THE PROBLEM:
Both the line containing "Give me the D3.js source for this chart." and the line containing "const HEIGHT = 545;" are part of the range to copy, along with every line between them. Copy it exactly and leave out the pictures.

RAW RECORDS:

>> START

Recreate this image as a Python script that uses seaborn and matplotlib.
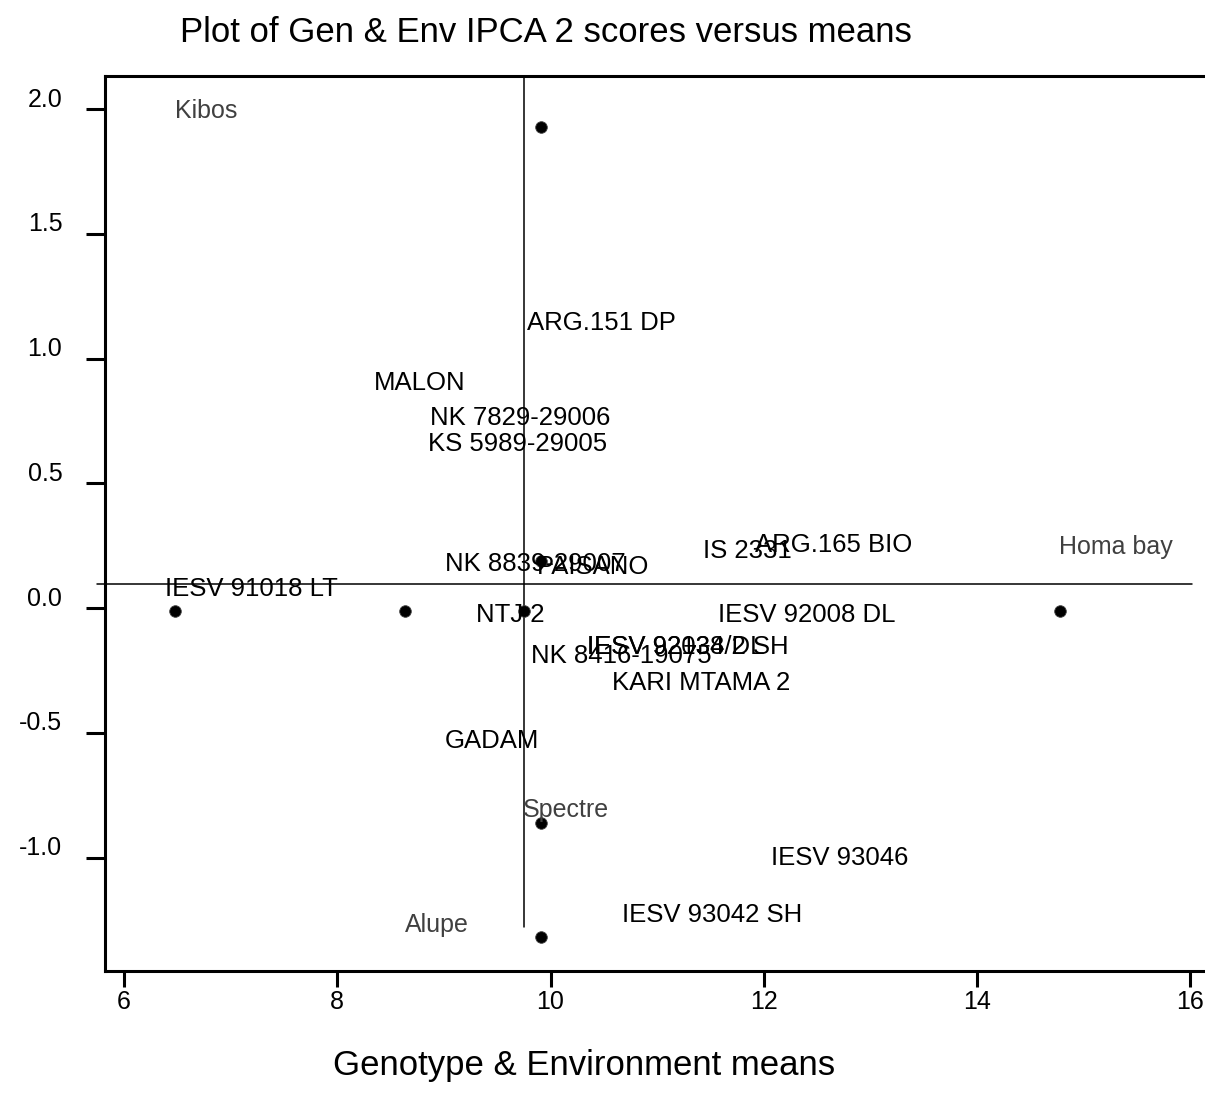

>> END
>> START

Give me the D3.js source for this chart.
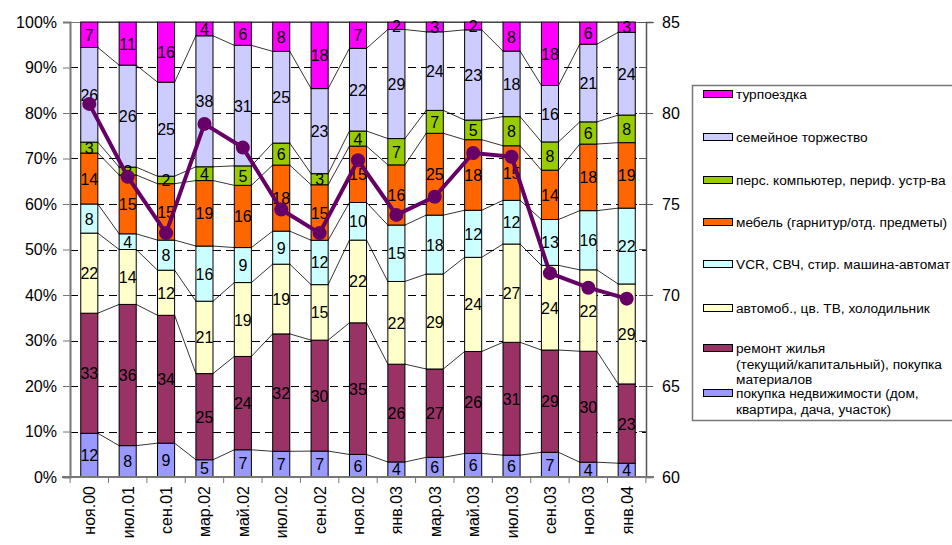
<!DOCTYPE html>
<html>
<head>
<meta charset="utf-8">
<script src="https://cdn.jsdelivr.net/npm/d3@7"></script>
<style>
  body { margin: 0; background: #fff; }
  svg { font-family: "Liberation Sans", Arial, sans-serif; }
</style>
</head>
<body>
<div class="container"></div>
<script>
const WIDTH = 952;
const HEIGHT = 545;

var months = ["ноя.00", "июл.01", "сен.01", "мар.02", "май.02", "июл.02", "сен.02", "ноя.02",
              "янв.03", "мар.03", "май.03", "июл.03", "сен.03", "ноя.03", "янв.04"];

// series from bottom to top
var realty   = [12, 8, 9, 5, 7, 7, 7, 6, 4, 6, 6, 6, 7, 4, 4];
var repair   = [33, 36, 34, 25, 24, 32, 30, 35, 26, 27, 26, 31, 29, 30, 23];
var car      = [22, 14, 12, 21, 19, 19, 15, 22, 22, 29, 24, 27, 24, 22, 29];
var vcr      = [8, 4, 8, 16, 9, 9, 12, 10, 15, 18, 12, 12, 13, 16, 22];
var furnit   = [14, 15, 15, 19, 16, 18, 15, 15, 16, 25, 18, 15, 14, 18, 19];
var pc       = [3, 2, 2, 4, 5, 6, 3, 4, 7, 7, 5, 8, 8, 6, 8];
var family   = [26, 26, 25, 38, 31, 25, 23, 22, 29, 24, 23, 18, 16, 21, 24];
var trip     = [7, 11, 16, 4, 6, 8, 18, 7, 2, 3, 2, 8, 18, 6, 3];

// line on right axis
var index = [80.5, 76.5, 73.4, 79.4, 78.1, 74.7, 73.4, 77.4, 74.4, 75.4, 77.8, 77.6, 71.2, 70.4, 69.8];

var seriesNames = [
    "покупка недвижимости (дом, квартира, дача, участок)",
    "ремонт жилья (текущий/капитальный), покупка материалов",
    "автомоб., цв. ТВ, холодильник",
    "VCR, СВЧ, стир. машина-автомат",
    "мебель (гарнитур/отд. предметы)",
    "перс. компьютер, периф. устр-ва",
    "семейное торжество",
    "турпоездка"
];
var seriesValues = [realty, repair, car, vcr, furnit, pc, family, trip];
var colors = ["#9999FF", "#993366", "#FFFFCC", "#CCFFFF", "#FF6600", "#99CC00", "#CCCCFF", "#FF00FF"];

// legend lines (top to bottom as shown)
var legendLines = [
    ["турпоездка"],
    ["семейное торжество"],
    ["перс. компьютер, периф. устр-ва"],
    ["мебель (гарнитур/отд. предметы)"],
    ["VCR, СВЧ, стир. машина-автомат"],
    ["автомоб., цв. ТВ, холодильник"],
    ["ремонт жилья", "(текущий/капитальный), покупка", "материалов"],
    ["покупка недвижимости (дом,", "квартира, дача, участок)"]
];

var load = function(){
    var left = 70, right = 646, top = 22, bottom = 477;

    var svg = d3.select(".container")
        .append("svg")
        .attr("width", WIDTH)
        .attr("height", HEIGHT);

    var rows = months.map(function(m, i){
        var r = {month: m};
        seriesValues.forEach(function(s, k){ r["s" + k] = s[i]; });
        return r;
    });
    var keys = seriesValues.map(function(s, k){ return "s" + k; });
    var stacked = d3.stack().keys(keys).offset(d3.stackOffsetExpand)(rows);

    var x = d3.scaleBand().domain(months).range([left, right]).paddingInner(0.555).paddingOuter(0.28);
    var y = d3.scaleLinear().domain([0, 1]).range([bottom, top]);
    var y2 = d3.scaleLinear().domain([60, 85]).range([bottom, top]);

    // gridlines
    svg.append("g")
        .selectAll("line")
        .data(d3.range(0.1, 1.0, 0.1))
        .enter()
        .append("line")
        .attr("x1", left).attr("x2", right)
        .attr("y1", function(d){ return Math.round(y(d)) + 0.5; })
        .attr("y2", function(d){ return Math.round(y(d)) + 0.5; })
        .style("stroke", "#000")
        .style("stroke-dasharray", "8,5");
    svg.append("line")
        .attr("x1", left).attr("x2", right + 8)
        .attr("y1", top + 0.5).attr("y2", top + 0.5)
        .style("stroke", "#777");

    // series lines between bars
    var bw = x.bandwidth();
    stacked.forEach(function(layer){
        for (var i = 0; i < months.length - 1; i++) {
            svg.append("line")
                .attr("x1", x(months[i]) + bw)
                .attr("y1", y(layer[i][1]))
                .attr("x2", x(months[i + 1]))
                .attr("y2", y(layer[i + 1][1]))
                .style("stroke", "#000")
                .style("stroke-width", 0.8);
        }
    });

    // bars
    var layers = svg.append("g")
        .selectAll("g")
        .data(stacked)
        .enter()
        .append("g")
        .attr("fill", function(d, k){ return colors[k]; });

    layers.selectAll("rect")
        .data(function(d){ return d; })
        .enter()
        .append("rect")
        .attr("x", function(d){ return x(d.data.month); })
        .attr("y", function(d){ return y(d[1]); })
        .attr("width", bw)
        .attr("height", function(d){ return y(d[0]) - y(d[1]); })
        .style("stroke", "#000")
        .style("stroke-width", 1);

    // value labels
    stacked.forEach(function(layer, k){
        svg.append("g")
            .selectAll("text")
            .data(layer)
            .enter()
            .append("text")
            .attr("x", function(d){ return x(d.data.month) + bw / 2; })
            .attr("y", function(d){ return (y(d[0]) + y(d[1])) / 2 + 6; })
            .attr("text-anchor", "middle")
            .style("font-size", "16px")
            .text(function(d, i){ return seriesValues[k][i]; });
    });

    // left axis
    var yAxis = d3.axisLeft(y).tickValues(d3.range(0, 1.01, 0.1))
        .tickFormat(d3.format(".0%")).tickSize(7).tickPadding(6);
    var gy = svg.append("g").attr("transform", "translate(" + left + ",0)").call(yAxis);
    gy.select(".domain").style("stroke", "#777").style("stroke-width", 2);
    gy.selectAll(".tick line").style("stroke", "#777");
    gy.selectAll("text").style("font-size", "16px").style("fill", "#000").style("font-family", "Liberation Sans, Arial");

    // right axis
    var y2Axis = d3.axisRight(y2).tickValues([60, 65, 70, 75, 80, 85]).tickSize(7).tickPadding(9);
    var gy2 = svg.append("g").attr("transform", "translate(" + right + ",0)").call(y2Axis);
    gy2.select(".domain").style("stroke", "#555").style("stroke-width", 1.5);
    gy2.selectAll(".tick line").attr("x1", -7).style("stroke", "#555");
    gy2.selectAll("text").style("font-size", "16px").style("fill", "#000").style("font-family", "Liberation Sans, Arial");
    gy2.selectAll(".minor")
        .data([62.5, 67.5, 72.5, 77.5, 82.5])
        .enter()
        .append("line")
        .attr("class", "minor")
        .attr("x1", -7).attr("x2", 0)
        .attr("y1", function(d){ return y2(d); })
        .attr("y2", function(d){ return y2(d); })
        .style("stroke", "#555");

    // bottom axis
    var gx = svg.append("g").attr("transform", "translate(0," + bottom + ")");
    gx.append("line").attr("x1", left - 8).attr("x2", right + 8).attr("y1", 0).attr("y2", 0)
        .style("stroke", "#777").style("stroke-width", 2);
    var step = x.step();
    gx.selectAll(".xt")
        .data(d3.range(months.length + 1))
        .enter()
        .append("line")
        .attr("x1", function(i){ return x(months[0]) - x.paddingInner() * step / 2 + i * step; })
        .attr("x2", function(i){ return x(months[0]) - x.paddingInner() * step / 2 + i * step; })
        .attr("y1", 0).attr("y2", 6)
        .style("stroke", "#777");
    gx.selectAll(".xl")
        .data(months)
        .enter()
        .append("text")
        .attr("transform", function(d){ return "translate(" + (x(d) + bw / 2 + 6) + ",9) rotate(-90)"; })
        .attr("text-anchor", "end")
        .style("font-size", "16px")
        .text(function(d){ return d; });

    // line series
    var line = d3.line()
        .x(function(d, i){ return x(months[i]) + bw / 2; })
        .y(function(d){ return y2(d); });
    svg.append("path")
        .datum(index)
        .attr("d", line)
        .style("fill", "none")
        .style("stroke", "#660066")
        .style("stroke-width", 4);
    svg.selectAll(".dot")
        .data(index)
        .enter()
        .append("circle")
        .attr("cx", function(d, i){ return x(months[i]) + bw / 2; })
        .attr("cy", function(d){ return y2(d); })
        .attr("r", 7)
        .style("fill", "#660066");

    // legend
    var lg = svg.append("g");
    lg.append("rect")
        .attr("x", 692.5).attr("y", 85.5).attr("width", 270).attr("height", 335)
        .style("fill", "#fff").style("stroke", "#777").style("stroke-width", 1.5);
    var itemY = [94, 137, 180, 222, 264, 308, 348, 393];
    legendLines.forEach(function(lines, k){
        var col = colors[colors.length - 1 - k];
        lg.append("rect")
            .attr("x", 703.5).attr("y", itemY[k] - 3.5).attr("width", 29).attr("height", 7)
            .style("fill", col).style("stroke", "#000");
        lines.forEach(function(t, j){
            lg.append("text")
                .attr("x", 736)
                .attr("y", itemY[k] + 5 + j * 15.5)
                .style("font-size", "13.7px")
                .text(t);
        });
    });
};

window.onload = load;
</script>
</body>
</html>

>> END

THE RESPONSE:
Give me the D3.js source for this chart.
<!DOCTYPE html>
<html>
<head>
<meta charset="utf-8">
<script src="https://cdn.jsdelivr.net/npm/d3@7"></script>
<style>
  body { margin: 0; background: #fff; }
  svg { font-family: "Liberation Sans", Arial, sans-serif; }
</style>
</head>
<body>
<div class="container"></div>
<script>
const WIDTH = 952;
const HEIGHT = 545;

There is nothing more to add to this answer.